I thank Mr Carmichael for securing this debate. I welcome the opportunity to discuss and debate the UK Government’s approach to Saudi Arabia which, as we have discovered in the course of this afternoon, is complex and nuanced. In the points I make in response to colleagues, I will attempt to explain why that is. In doing so, I want to be completely frank about our significant concerns. Ultimately, we believe that progress will be hastened through constructive engagement with the kingdom, so I will highlight work we are doing to support human rights in Saudi Arabia.

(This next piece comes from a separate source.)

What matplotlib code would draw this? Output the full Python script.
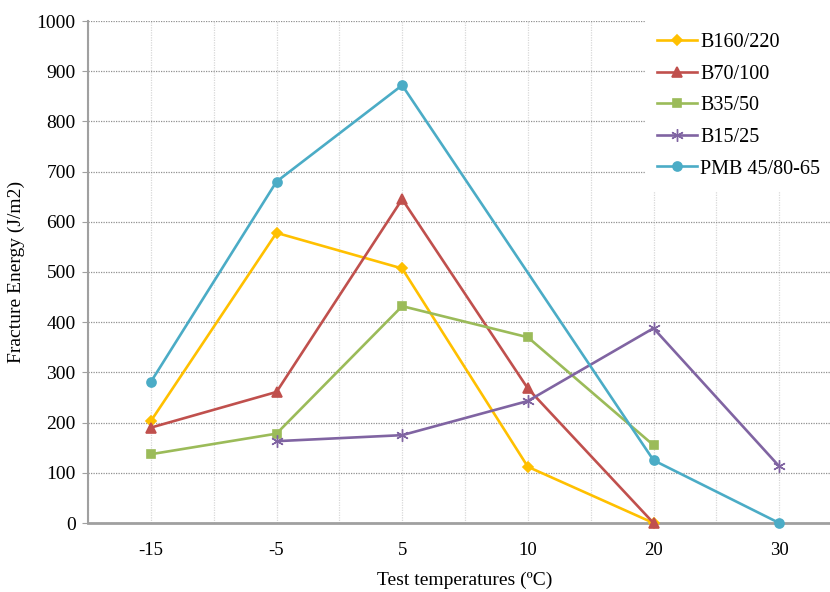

People often suggest—Members have done so today—that there is a contradiction between UK interests in Saudi Arabia and our democratic values. They suggest we choose to put our interests above human rights. Those are simplistic arguments based around a false premise, and they miss the point. It is precisely our shared interests and our extensive ties with Saudi Arabia that give us an effective platform to raise our concerns and to encourage human rights progress. If there is no dialogue with those we seek to influence, the debate is purely among ourselves and we become a deluxe debating society. As such, I find common cause with my hon. and gallant Friend Crispin Blunt, and commend him for two things: first, his work for women’s human rights defenders, about which he was very modest; and secondly his very fine speech.
I also thank my right hon. Friend Dr Lewis for his typically fine speech. He balanced our desire to ensure that we encourage progress in Saudi Arabia with being unashamed of our norms, values and realpolitik. He raised the spectre of what might happen in the event we did not engage in the way I believe we are. It is a choice that Members make. We either bring down the shutters and give ourselves a warm feeling and do virtue signalling, which makes us feel good, or we engage, understanding the sense of frustration, unhappiness and awkwardness it gives us, while giving ourselves at least the prospect of having a dialogue with Saudi Arabia. I choose the latter, though I am tempted by the former, since I rather like the absolutist, black and white way of approaching some of these matters. It would be fairly straightforward. We could all stand here and in the Chamber and make fine speeches about the evils and wickedness of regimes with which we do not see eye to eye, but it is not clear to me how that will move things on for our intended beneficiaries, which in this instance are the people of Saudi Arabia, the people in the wider region and, ultimately, ourselves.